I almost got away with it. I was more than halfway through my cinnamon roll and coffee and on the home stretch toward avoiding political discussions completely, when my father-in-law asked a question.
“Okay, Rance, so how am I supposed to vote on all this stuff?”
My father-in-law is a very smart man. He would not actually go to the polls and choose candidates and issues because I told him to. However, I believe he is one of many Missourians who are undecided on a race or two, not to mention a cornucopia of ballot issues and constitutional amendments.
I don’t tell people to vote. I will never tell someone else how to vote. I will never tell you how I vote.
That’s none of your business.
If you are really and truly undecided, the best advice I will offer is that you allow some time to read. Read the ballot language, or at least read the fair ballot language. I know it’s a lot to digest, but it’s your best bet. The people in the Missouri Secretary of State’s Office work to write fair ballot language that a reasonable person should be able to discern, though sometimes it makes you wonder. The wording is supposed to “fairly and accurately explain what a vote for and what a vote against a measure represent.”
My father-in-law asked for my help because he knows I actually go through the tedious process of reading ballot language. Since he lives in another part of the state, he is also far less familiar with the life and times of Brad Bradshaw than us southwest Missourians. He did not know to call 333-3333, or that Bradshaw is a physician, surgeon and a lawyer.
Personally, I’m more partial to Aaron Sachs’ commercials, especially the one from the last Super Bowl, but that won’t help you when you go to polls on Tuesday.
What fair ballot language doesn’t do is tell you what happens if two amendments on the same issue—like the legalization of medical marijuana—both gain voter approval. My father-in-law, smart guy that he is, was already aware that if Amendment 2 and Amendment 3 both pass, than it will be whichever amendment that gained the most “yes” votes will be the one added to the Missouri Constitution.
When he asked about the race for U.S. Senate between incumbent Claire McCaskill and challenger Josh Hawley, I purposefully avoided giving advice. You can’t watch TV, listen to the radio, go on the Internet or use a public men’s room these days without receiving some sort of advertisement related to McCaskill and Hawley.
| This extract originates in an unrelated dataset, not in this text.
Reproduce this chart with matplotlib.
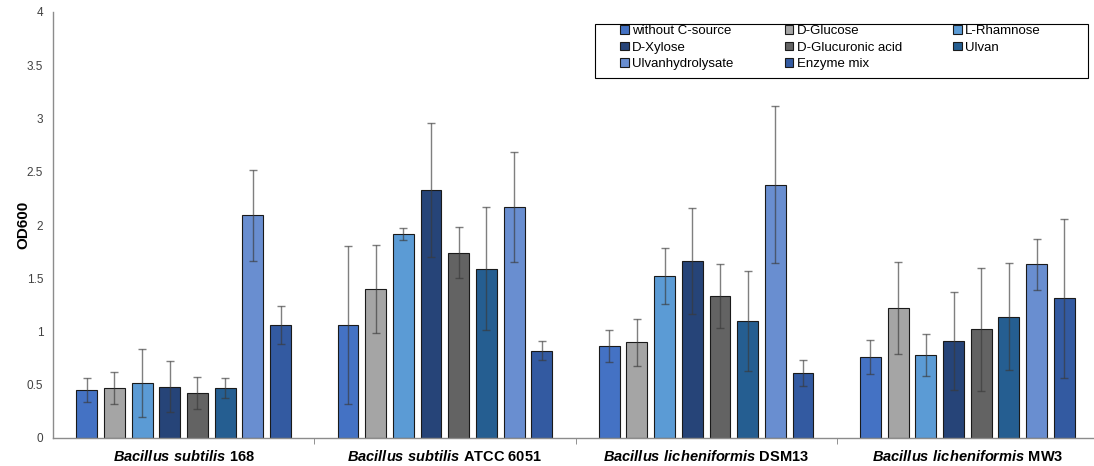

In lieu of finger pointing, name calling and hand wringing, I would advise any undecided voter to take some time to read. Look at what McCaskill has been doing recently in the U.S. Senate. Look at legislation she has sponsored and how she has voted. You can’t do an apples-to-apples comparison with Hawley, who has no Washington voting record, but you can take a look at recent actions he has taken as Missouri attorney general.
That’s usually the sort of advice I give to anyone facing a tough decision. Don’t take it from me, or from anyone else. Spend a little quiet time by yourself to read, think and deliberate. Endorsements can help you make a decision, but they shouldn’t make the decision for you.
At the end of a Brad Bradshaw commercial, you’ll hear the following, usually spoken very quickly: “The choice of a lawyer is an important decision and should not be based solely on advertising.”
The same should hold true for a U.S. Senator.